Wherever a line below holds the word "with", copy that line.

____________________

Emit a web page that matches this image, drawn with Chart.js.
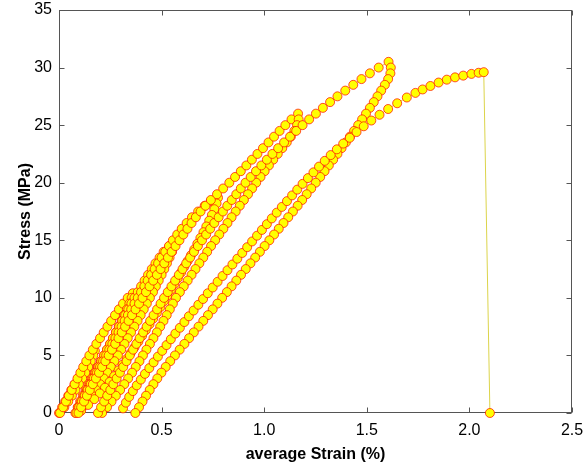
<!DOCTYPE html>
<html>
<head>
<meta charset="utf-8">
<script src="https://cdn.jsdelivr.net/npm/chart.js@4.4.1/dist/chart.umd.min.js"></script>
<style>
  html, body { margin: 0; padding: 0; background: #fff; }
  canvas { display: block; }
</style>
</head>
<body>
<canvas id="chart" width="586" height="467"></canvas>
<script>
// cyclic compression test: every cycle is a loading branch followed by its unloading branch
const cycle1Strain = [0, 0.015, 0.03, 0.045, 0.06, 0.076, 0.092, 0.108, 0.124, 0.141, 0.159, 0.175,
  0.167, 0.155, 0.142, 0.128, 0.113, 0.097, 0.08, 0.063, 0.045, 0.026, 0.005];
const cycle1Stress = [0, 0.5, 1, 1.5, 2, 2.5, 3, 3.5, 4, 4.5, 5, 5.4,
  5, 4.5, 4, 3.5, 3, 2.5, 2, 1.5, 1, 0.5, 0];

const cycle2Strain = [0.02, 0.034, 0.048, 0.062, 0.076, 0.09, 0.104, 0.118, 0.133, 0.148, 0.165, 0.182, 0.2, 0.218, 0.236, 0.254, 0.273, 0.292, 0.312, 0.335, 0.36,
  0.354, 0.343, 0.331, 0.318, 0.305, 0.291, 0.277, 0.263, 0.249, 0.234, 0.219, 0.204, 0.189, 0.174, 0.159, 0.144, 0.13, 0.116, 0.103, 0.091, 0.08];
const cycle2Stress = [0.5, 1, 1.5, 2, 2.5, 3, 3.5, 4, 4.5, 5, 5.5, 6, 6.5, 7, 7.5, 8, 8.5, 9, 9.5, 10, 10.4,
  10, 9.5, 9, 8.5, 8, 7.5, 7, 6.5, 6, 5.5, 5, 4.5, 4, 3.5, 3, 2.5, 2, 1.5, 1, 0.5, 0];

const cycle3Strain = [0.094, 0.108, 0.122, 0.136, 0.15, 0.164, 0.178, 0.192, 0.206, 0.22, 0.234, 0.249, 0.263, 0.278, 0.293, 0.308, 0.323, 0.338, 0.353, 0.368, 0.384, 0.4, 0.417, 0.434, 0.452, 0.47, 0.49, 0.51, 0.538, 0.57,
  0.562, 0.551, 0.539, 0.526, 0.513, 0.5, 0.486, 0.472, 0.458, 0.443, 0.428, 0.413, 0.398, 0.383, 0.367, 0.351, 0.335, 0.319, 0.303, 0.287, 0.27, 0.253, 0.236, 0.218, 0.2, 0.181, 0.161, 0.14, 0.113, 0.085];
const cycle3Stress = [0.5, 1, 1.5, 2, 2.5, 3, 3.5, 4, 4.5, 5, 5.5, 6, 6.5, 7, 7.5, 8, 8.5, 9, 9.5, 10, 10.5, 11, 11.5, 12, 12.5, 13, 13.5, 14, 14.5, 15,
  14.5, 14, 13.5, 13, 12.5, 12, 11.5, 11, 10.5, 10, 9.5, 9, 8.5, 8, 7.5, 7, 6.5, 6, 5.5, 5, 4.5, 4, 3.5, 3, 2.5, 2, 1.5, 1, 0.5, 0];

const cycle4Strain = [0.098, 0.112, 0.126, 0.14, 0.155, 0.17, 0.185, 0.2, 0.215, 0.23, 0.245, 0.26, 0.275, 0.29, 0.305, 0.32, 0.336, 0.352, 0.368, 0.384, 0.4, 0.416, 0.432, 0.449, 0.466, 0.483, 0.5, 0.518, 0.536, 0.555, 0.576, 0.598, 0.622, 0.648, 0.678, 0.71, 0.74, 0.775,
  0.768, 0.757, 0.745, 0.732, 0.718, 0.704, 0.689, 0.674, 0.659, 0.643, 0.627, 0.611, 0.595, 0.579, 0.562, 0.545, 0.528, 0.511, 0.494, 0.477, 0.459, 0.441, 0.423, 0.405, 0.387, 0.368, 0.349, 0.33, 0.31, 0.29, 0.269, 0.247, 0.224, 0.199, 0.172, 0.142, 0.108, 0.095];
const cycle4Stress = [0.5, 1, 1.5, 2, 2.5, 3, 3.5, 4, 4.5, 5, 5.5, 6, 6.5, 7, 7.5, 8, 8.5, 9, 9.5, 10, 10.5, 11, 11.5, 12, 12.5, 13, 13.5, 14, 14.5, 15, 15.5, 16, 16.5, 17, 17.5, 18, 18.4, 18.7,
  18.2, 17.7, 17.2, 16.7, 16.2, 15.7, 15.2, 14.7, 14.2, 13.7, 13.2, 12.7, 12.2, 11.7, 11.2, 10.7, 10.2, 9.7, 9.2, 8.7, 8.2, 7.7, 7.2, 6.7, 6.2, 5.7, 5.2, 4.7, 4.2, 3.7, 3.2, 2.7, 2.2, 1.7, 1.2, 0.7, 0.2, 0];

const cycle5Strain = [0.108, 0.122, 0.136, 0.15, 0.165, 0.18, 0.195, 0.21, 0.226, 0.242, 0.258, 0.274, 0.29, 0.306, 0.322, 0.339, 0.356, 0.373, 0.39, 0.407, 0.424, 0.441, 0.459, 0.477, 0.495, 0.513, 0.531, 0.549, 0.568, 0.587, 0.606, 0.626, 0.646, 0.667, 0.69, 0.714, 0.74, 0.77, 0.8, 0.83, 0.858, 0.886, 0.913, 0.94, 0.967, 0.994, 1.021, 1.048, 1.075, 1.103, 1.133, 1.165,
  1.168, 1.16, 1.147, 1.13, 1.11, 1.088, 1.066, 1.044, 1.023, 1.002, 0.982, 0.961, 0.941, 0.921, 0.901, 0.881, 0.861, 0.841, 0.821, 0.801, 0.781, 0.761, 0.741, 0.722, 0.703, 0.684, 0.665, 0.646, 0.627, 0.608, 0.589, 0.57, 0.555, 0.54, 0.525, 0.509, 0.493, 0.477, 0.46, 0.443, 0.426, 0.409, 0.392, 0.374, 0.356, 0.337, 0.318, 0.298, 0.277, 0.256, 0.234, 0.21];
const cycle5Stress = [0.5, 1, 1.5, 2, 2.5, 3, 3.5, 4, 4.5, 5, 5.5, 6, 6.5, 7, 7.5, 8, 8.5, 9, 9.5, 10, 10.5, 11, 11.5, 12, 12.5, 13, 13.5, 14, 14.5, 15, 15.5, 16, 16.5, 17, 17.5, 18, 18.5, 19, 19.5, 20, 20.5, 21, 21.5, 22, 22.5, 23, 23.5, 24, 24.5, 25, 25.5, 26,
  25.5, 25, 24.5, 24, 23.5, 23, 22.5, 22, 21.5, 21, 20.5, 20, 19.5, 19, 18.5, 18, 17.5, 17, 16.5, 16, 15.5, 15, 14.5, 14, 13.5, 13, 12.5, 12, 11.5, 11, 10.5, 10, 9.5, 9, 8.5, 8, 7.5, 7, 6.5, 6, 5.5, 5, 4.5, 4, 3.5, 3, 2.5, 2, 1.5, 1, 0.5, 0];

const cycle6Strain = [0.19, 0.205, 0.22, 0.235, 0.25, 0.265, 0.281, 0.297, 0.313, 0.329, 0.345, 0.361, 0.377, 0.393, 0.41, 0.427, 0.444, 0.461, 0.478, 0.495, 0.512, 0.53, 0.548, 0.566, 0.584, 0.602, 0.62, 0.639, 0.658, 0.677, 0.697, 0.717, 0.737, 0.757, 0.778, 0.799, 0.82, 0.842, 0.864, 0.886, 0.909, 0.934, 0.96, 0.986, 1.013, 1.04, 1.068, 1.097, 1.126, 1.156, 1.187, 1.219, 1.252, 1.286, 1.321, 1.357, 1.395, 1.434, 1.474, 1.515, 1.558, 1.606,
  1.617, 1.615, 1.604, 1.588, 1.57, 1.552, 1.534, 1.515, 1.496, 1.477, 1.458, 1.438, 1.418, 1.398, 1.377, 1.357, 1.336, 1.315, 1.294, 1.273, 1.251, 1.229, 1.207, 1.185, 1.163, 1.14, 1.117, 1.094, 1.071, 1.048, 1.025, 1.002, 0.979, 0.956, 0.933, 0.91, 0.887, 0.864, 0.841, 0.818, 0.795, 0.772, 0.749, 0.726, 0.703, 0.68, 0.657, 0.634, 0.611, 0.588, 0.565, 0.542, 0.52, 0.499, 0.479, 0.46, 0.442, 0.424, 0.407, 0.39, 0.372];
const cycle6Stress = [0, 0.5, 1, 1.5, 2, 2.5, 3, 3.5, 4, 4.5, 5, 5.5, 6, 6.5, 7, 7.5, 8, 8.5, 9, 9.5, 10, 10.5, 11, 11.5, 12, 12.5, 13, 13.5, 14, 14.5, 15, 15.5, 16, 16.5, 17, 17.5, 18, 18.5, 19, 19.5, 20, 20.5, 21, 21.5, 22, 22.5, 23, 23.5, 24, 24.5, 25, 25.5, 26, 26.5, 27, 27.5, 28, 28.5, 29, 29.5, 30, 30.5,
  30, 29.5, 29, 28.5, 28, 27.5, 27, 26.5, 26, 25.5, 25, 24.5, 24, 23.5, 23, 22.5, 22, 21.5, 21, 20.5, 20, 19.5, 19, 18.5, 18, 17.5, 17, 16.5, 16, 15.5, 15, 14.5, 14, 13.5, 13, 12.5, 12, 11.5, 11, 10.5, 10, 9.5, 9, 8.5, 8, 7.5, 7, 6.5, 6, 5.5, 5, 4.5, 4, 3.5, 3, 2.5, 2, 1.5, 1, 0.5, 0];

// last loading up to failure, then the drop
const finalStrain = [0.312, 0.326, 0.342, 0.36, 0.379, 0.399, 0.419, 0.44, 0.461, 0.482, 0.503, 0.524, 0.545, 0.567, 0.589, 0.611, 0.633, 0.656, 0.679, 0.702, 0.725, 0.749, 0.773, 0.797, 0.821, 0.845, 0.869, 0.893, 0.917, 0.941, 0.965, 0.989, 1.013, 1.037, 1.061, 1.086, 1.111, 1.136, 1.161, 1.187, 1.213, 1.24, 1.267, 1.295, 1.324, 1.354, 1.385, 1.417, 1.45, 1.485, 1.522, 1.562, 1.604, 1.648, 1.695,
  1.737, 1.772, 1.81, 1.85, 1.89, 1.93, 1.97, 2.01, 2.045, 2.07, 2.1];
const finalStress = [0.4, 0.9, 1.4, 1.9, 2.4, 2.9, 3.4, 3.9, 4.4, 4.9, 5.4, 5.9, 6.4, 6.9, 7.4, 7.9, 8.4, 8.9, 9.4, 9.9, 10.4, 10.9, 11.4, 11.9, 12.4, 12.9, 13.4, 13.9, 14.4, 14.9, 15.4, 15.9, 16.4, 16.9, 17.4, 17.9, 18.4, 18.9, 19.4, 19.9, 20.4, 20.9, 21.4, 21.9, 22.4, 22.9, 23.4, 23.9, 24.4, 24.9, 25.4, 25.9, 26.4, 26.9, 27.4,
  27.8, 28.1, 28.4, 28.7, 28.95, 29.15, 29.3, 29.45, 29.55, 29.6, 0];

const xTicks = [0, 0.5, 1, 1.5, 2, 2.5];
const yTicks = [0, 5, 10, 15, 20, 25, 30, 35];

const segments = [
  [cycle1Strain, cycle1Stress], [cycle2Strain, cycle2Stress], [cycle3Strain, cycle3Stress],
  [cycle4Strain, cycle4Stress], [cycle5Strain, cycle5Stress], [cycle6Strain, cycle6Stress],
  [finalStrain, finalStress]
];
const points = [];
segments.forEach(([sx, sy]) => sx.forEach((x, i) => points.push({x: x, y: sy[i]})));

const FONT = "'Liberation Sans', Arial, Helvetica, sans-serif";

// matlab style box with inward ticks on all four sides
const boxAxes = {
  id: 'boxAxes',
  beforeDatasetsDraw(chart) {
    const {ctx, chartArea: a, scales} = chart;
    const L = Math.round(a.left) + 0.5, R = Math.round(a.right) - 0.5;
    const T = Math.round(a.top) + 0.5, B = Math.round(a.bottom) - 0.5;
    const len = 5;
    ctx.save();
    ctx.strokeStyle = '#555';
    ctx.lineWidth = 1;
    ctx.strokeRect(L, T, R - L, B - T);
    ctx.beginPath();
    xTicks.forEach(v => {
      const px = Math.round(scales.x.getPixelForValue(v)) + 0.5;
      ctx.moveTo(px, B); ctx.lineTo(px, B - len);
      ctx.moveTo(px, T); ctx.lineTo(px, T + len);
    });
    yTicks.forEach(v => {
      const py = Math.round(scales.y.getPixelForValue(v)) + 0.5;
      ctx.moveTo(L, py); ctx.lineTo(L + len, py);
      ctx.moveTo(R, py); ctx.lineTo(R - len, py);
    });
    ctx.stroke();
    ctx.restore();
  }
};

new Chart(document.getElementById('chart'), {
  type: 'scatter',
  data: {
    datasets: [{
      data: points,
      showLine: true,
      borderColor: '#dcd44a',
      borderWidth: 1,
      pointRadius: 4.5,
      pointBorderWidth: 1,
      pointBackgroundColor: '#ffff00',
      pointBorderColor: 'rgba(255,20,0,0.75)',
      clip: false
    }]
  },
  options: {
    responsive: false,
    animation: false,
    events: [],
    devicePixelRatio: 1,
    layout: {padding: {left: 0, top: 10, right: 14, bottom: 0}},
    plugins: {legend: {display: false}, tooltip: {enabled: false}},
    scales: {
      x: {
        type: 'linear',
        min: 0, max: 2.5,
        afterBuildTicks: s => { s.ticks = xTicks.map(v => ({value: v})); },
        afterFit: s => { s.height = 54; s.paddingLeft = 0; s.paddingRight = 0; },
        grid: {display: false, drawTicks: false},
        border: {display: false},
        ticks: {color: '#000', padding: 8, font: {family: FONT, size: 16}},
        title: {display: true, text: 'average Strain (%)', color: '#000',
          padding: {top: 0, bottom: 3}, font: {family: FONT, size: 16, weight: 'bold'}}
      },
      y: {
        min: 0, max: 35,
        afterBuildTicks: s => { s.ticks = yTicks.map(v => ({value: v})); },
        afterFit: s => { s.width = 59; s.paddingTop = 0; s.paddingBottom = 0; },
        grid: {display: false, drawTicks: false},
        border: {display: false},
        ticks: {color: '#000', padding: 7, font: {family: FONT, size: 16}},
        title: {display: true, text: 'Stress (MPa)', color: '#000',
          padding: {top: 16, bottom: 0}, font: {family: FONT, size: 16, weight: 'bold'}}
      }
    }
  },
  plugins: [boxAxes]
});
</script>
</body>
</html>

____________________

§ **TASK OUTPUT**
Emit a web page that matches this image, drawn with Chart.js.
// matlab style box with inward ticks on all four sides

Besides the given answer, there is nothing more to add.